▶ **WHAT THE EXERCISE ASKS**
Repeat the listing in full, exactly as it stands.

====

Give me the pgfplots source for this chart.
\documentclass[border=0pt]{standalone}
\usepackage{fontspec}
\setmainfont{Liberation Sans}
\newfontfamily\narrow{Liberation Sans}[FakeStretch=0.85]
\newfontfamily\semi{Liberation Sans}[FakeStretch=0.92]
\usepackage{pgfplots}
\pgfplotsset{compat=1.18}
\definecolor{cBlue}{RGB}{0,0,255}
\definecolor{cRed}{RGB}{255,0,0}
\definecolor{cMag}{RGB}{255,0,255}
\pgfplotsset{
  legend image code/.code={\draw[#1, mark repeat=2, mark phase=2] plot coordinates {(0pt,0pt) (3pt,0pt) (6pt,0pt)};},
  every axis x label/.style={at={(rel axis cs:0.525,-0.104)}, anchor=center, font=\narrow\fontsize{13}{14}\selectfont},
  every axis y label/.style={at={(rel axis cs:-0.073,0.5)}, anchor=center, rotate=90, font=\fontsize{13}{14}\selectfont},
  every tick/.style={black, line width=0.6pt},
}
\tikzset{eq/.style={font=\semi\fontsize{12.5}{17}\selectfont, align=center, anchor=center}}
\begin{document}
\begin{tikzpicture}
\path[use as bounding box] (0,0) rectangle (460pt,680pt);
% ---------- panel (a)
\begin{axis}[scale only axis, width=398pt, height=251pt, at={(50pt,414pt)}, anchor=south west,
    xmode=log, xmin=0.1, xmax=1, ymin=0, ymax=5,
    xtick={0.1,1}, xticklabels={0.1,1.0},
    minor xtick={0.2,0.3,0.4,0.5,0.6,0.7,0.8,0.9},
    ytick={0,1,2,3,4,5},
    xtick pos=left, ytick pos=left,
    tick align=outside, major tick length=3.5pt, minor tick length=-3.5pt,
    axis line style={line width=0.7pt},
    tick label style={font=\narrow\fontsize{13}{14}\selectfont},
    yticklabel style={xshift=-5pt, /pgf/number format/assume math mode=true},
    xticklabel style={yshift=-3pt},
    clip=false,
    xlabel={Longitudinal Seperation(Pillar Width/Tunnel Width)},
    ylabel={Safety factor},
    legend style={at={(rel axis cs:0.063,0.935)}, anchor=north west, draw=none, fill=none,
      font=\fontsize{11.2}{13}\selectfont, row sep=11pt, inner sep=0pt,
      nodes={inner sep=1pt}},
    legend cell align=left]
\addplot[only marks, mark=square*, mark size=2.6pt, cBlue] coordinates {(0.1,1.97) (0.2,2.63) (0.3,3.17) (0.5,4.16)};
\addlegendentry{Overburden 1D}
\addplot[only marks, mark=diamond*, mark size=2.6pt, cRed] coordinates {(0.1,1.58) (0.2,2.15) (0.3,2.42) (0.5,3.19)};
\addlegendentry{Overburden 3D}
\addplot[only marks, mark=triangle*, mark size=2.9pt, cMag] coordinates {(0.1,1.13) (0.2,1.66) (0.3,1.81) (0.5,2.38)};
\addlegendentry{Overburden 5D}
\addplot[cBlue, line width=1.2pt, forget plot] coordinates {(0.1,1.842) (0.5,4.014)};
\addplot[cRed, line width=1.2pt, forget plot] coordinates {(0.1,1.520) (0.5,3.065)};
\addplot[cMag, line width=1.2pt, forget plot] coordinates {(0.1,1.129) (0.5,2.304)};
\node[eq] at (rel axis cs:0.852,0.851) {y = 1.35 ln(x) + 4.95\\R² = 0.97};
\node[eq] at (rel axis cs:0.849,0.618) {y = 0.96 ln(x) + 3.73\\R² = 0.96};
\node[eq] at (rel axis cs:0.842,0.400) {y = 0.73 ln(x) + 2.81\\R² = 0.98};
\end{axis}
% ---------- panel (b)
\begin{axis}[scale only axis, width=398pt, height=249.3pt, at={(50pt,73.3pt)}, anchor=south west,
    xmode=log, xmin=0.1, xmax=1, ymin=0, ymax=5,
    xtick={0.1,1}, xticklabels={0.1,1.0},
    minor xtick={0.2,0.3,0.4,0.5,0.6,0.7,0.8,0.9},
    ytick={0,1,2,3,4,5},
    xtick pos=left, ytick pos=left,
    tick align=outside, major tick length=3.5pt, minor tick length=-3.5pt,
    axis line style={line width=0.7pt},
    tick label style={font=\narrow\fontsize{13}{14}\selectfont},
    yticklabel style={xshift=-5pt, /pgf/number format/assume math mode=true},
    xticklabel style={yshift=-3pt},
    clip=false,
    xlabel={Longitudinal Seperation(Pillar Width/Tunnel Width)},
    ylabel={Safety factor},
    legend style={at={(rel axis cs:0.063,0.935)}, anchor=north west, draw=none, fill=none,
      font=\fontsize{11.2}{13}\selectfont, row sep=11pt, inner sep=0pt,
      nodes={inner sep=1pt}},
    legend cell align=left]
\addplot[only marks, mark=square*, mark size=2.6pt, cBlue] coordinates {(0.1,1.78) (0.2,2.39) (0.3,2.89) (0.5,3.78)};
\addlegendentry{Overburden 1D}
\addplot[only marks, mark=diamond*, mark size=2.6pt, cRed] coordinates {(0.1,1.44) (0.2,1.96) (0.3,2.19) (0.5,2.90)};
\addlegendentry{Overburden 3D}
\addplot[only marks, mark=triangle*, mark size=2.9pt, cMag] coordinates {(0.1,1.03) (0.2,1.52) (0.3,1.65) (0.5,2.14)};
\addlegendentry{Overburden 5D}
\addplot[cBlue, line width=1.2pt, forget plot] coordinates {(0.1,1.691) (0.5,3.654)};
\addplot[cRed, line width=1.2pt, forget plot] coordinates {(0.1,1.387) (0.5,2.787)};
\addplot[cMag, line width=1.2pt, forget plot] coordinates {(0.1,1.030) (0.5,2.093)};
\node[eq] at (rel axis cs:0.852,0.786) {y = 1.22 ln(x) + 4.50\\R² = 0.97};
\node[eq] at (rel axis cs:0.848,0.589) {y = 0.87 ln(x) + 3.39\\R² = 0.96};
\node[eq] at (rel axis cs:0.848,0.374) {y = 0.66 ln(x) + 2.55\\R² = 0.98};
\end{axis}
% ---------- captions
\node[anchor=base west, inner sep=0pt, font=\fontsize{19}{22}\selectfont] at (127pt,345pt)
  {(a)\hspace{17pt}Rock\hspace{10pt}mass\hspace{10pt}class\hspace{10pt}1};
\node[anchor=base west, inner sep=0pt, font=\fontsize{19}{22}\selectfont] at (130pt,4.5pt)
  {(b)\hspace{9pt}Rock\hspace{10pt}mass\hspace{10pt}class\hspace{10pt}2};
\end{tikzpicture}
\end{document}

====

▶ **FULL ANSWER**
Give me the pgfplots source for this chart.
\documentclass[border=0pt]{standalone}
\usepackage{fontspec}
\setmainfont{Liberation Sans}
\newfontfamily\narrow{Liberation Sans}[FakeStretch=0.85]
\newfontfamily\semi{Liberation Sans}[FakeStretch=0.92]
\usepackage{pgfplots}
\pgfplotsset{compat=1.18}
\definecolor{cBlue}{RGB}{0,0,255}
\definecolor{cRed}{RGB}{255,0,0}
\definecolor{cMag}{RGB}{255,0,255}
\pgfplotsset{
  legend image code/.code={\draw[#1, mark repeat=2, mark phase=2] plot coordinates {(0pt,0pt) (3pt,0pt) (6pt,0pt)};},
  every axis x label/.style={at={(rel axis cs:0.525,-0.104)}, anchor=center, font=\narrow\fontsize{13}{14}\selectfont},
  every axis y label/.style={at={(rel axis cs:-0.073,0.5)}, anchor=center, rotate=90, font=\fontsize{13}{14}\selectfont},
  every tick/.style={black, line width=0.6pt},
}
\tikzset{eq/.style={font=\semi\fontsize{12.5}{17}\selectfont, align=center, anchor=center}}
\begin{document}
\begin{tikzpicture}
\path[use as bounding box] (0,0) rectangle (460pt,680pt);
% ---------- panel (a)
\begin{axis}[scale only axis, width=398pt, height=251pt, at={(50pt,414pt)}, anchor=south west,
    xmode=log, xmin=0.1, xmax=1, ymin=0, ymax=5,
    xtick={0.1,1}, xticklabels={0.1,1.0},
    minor xtick={0.2,0.3,0.4,0.5,0.6,0.7,0.8,0.9},
    ytick={0,1,2,3,4,5},
    xtick pos=left, ytick pos=left,
    tick align=outside, major tick length=3.5pt, minor tick length=-3.5pt,
    axis line style={line width=0.7pt},
    tick label style={font=\narrow\fontsize{13}{14}\selectfont},
    yticklabel style={xshift=-5pt, /pgf/number format/assume math mode=true},
    xticklabel style={yshift=-3pt},
    clip=false,
    xlabel={Longitudinal Seperation(Pillar Width/Tunnel Width)},
    ylabel={Safety factor},
    legend style={at={(rel axis cs:0.063,0.935)}, anchor=north west, draw=none, fill=none,
      font=\fontsize{11.2}{13}\selectfont, row sep=11pt, inner sep=0pt,
      nodes={inner sep=1pt}},
    legend cell align=left]
\addplot[only marks, mark=square*, mark size=2.6pt, cBlue] coordinates {(0.1,1.97) (0.2,2.63) (0.3,3.17) (0.5,4.16)};
\addlegendentry{Overburden 1D}
\addplot[only marks, mark=diamond*, mark size=2.6pt, cRed] coordinates {(0.1,1.58) (0.2,2.15) (0.3,2.42) (0.5,3.19)};
\addlegendentry{Overburden 3D}
\addplot[only marks, mark=triangle*, mark size=2.9pt, cMag] coordinates {(0.1,1.13) (0.2,1.66) (0.3,1.81) (0.5,2.38)};
\addlegendentry{Overburden 5D}
\addplot[cBlue, line width=1.2pt, forget plot] coordinates {(0.1,1.842) (0.5,4.014)};
\addplot[cRed, line width=1.2pt, forget plot] coordinates {(0.1,1.520) (0.5,3.065)};
\addplot[cMag, line width=1.2pt, forget plot] coordinates {(0.1,1.129) (0.5,2.304)};
\node[eq] at (rel axis cs:0.852,0.851) {y = 1.35 ln(x) + 4.95\\R² = 0.97};
\node[eq] at (rel axis cs:0.849,0.618) {y = 0.96 ln(x) + 3.73\\R² = 0.96};
\node[eq] at (rel axis cs:0.842,0.400) {y = 0.73 ln(x) + 2.81\\R² = 0.98};
\end{axis}
% ---------- panel (b)
\begin{axis}[scale only axis, width=398pt, height=249.3pt, at={(50pt,73.3pt)}, anchor=south west,
    xmode=log, xmin=0.1, xmax=1, ymin=0, ymax=5,
    xtick={0.1,1}, xticklabels={0.1,1.0},
    minor xtick={0.2,0.3,0.4,0.5,0.6,0.7,0.8,0.9},
    ytick={0,1,2,3,4,5},
    xtick pos=left, ytick pos=left,
    tick align=outside, major tick length=3.5pt, minor tick length=-3.5pt,
    axis line style={line width=0.7pt},
    tick label style={font=\narrow\fontsize{13}{14}\selectfont},
    yticklabel style={xshift=-5pt, /pgf/number format/assume math mode=true},
    xticklabel style={yshift=-3pt},
    clip=false,
    xlabel={Longitudinal Seperation(Pillar Width/Tunnel Width)},
    ylabel={Safety factor},
    legend style={at={(rel axis cs:0.063,0.935)}, anchor=north west, draw=none, fill=none,
      font=\fontsize{11.2}{13}\selectfont, row sep=11pt, inner sep=0pt,
      nodes={inner sep=1pt}},
    legend cell align=left]
\addplot[only marks, mark=square*, mark size=2.6pt, cBlue] coordinates {(0.1,1.78) (0.2,2.39) (0.3,2.89) (0.5,3.78)};
\addlegendentry{Overburden 1D}
\addplot[only marks, mark=diamond*, mark size=2.6pt, cRed] coordinates {(0.1,1.44) (0.2,1.96) (0.3,2.19) (0.5,2.90)};
\addlegendentry{Overburden 3D}
\addplot[only marks, mark=triangle*, mark size=2.9pt, cMag] coordinates {(0.1,1.03) (0.2,1.52) (0.3,1.65) (0.5,2.14)};
\addlegendentry{Overburden 5D}
\addplot[cBlue, line width=1.2pt, forget plot] coordinates {(0.1,1.691) (0.5,3.654)};
\addplot[cRed, line width=1.2pt, forget plot] coordinates {(0.1,1.387) (0.5,2.787)};
\addplot[cMag, line width=1.2pt, forget plot] coordinates {(0.1,1.030) (0.5,2.093)};
\node[eq] at (rel axis cs:0.852,0.786) {y = 1.22 ln(x) + 4.50\\R² = 0.97};
\node[eq] at (rel axis cs:0.848,0.589) {y = 0.87 ln(x) + 3.39\\R² = 0.96};
\node[eq] at (rel axis cs:0.848,0.374) {y = 0.66 ln(x) + 2.55\\R² = 0.98};
\end{axis}
% ---------- captions
\node[anchor=base west, inner sep=0pt, font=\fontsize{19}{22}\selectfont] at (127pt,345pt)
  {(a)\hspace{17pt}Rock\hspace{10pt}mass\hspace{10pt}class\hspace{10pt}1};
\node[anchor=base west, inner sep=0pt, font=\fontsize{19}{22}\selectfont] at (130pt,4.5pt)
  {(b)\hspace{9pt}Rock\hspace{10pt}mass\hspace{10pt}class\hspace{10pt}2};
\end{tikzpicture}
\end{document}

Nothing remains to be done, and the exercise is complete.